━━ RECORDS
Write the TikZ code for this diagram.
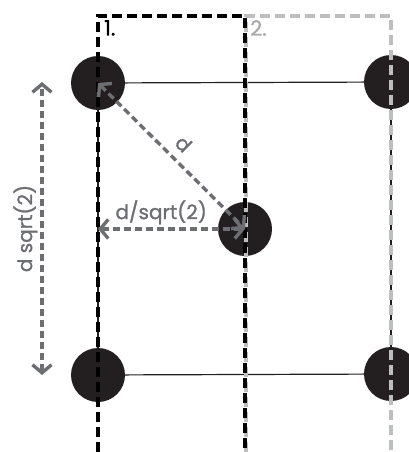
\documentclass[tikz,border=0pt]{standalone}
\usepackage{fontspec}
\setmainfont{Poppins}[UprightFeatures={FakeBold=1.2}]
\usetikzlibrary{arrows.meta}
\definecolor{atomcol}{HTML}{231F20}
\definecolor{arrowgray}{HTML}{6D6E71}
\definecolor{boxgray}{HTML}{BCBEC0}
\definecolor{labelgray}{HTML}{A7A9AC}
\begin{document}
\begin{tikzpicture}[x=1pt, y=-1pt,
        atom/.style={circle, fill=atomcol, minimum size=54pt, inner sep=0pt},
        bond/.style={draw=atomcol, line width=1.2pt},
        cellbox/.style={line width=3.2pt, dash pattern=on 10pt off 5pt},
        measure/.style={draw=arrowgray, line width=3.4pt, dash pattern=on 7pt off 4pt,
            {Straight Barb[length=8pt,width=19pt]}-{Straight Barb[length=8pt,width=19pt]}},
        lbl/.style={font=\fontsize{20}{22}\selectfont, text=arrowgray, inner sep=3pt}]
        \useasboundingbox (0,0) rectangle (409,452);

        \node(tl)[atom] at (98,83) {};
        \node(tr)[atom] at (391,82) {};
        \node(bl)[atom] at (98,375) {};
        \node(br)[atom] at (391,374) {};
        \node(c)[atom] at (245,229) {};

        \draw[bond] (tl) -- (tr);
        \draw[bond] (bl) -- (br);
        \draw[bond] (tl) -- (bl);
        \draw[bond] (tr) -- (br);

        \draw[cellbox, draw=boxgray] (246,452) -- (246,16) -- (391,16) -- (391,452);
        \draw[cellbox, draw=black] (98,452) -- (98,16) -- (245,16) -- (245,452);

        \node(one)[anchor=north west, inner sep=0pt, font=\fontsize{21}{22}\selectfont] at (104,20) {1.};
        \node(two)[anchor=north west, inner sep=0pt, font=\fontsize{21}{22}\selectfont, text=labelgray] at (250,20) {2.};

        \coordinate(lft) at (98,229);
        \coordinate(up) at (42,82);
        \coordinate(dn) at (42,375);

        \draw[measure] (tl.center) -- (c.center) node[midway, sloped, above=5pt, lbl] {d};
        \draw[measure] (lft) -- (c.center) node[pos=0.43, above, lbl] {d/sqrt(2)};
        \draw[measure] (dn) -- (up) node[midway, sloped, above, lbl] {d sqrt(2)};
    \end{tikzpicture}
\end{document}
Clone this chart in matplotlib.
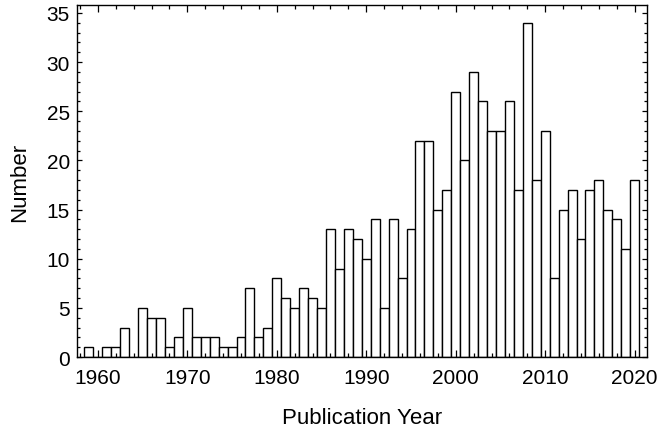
━━━━
- _THE EXERCISE_
Wherever "this" shows up in a line, copy that line.

- _SOLUTION TO THE EXERCISE_
Write the TikZ code for this diagram.
Clone this chart in matplotlib.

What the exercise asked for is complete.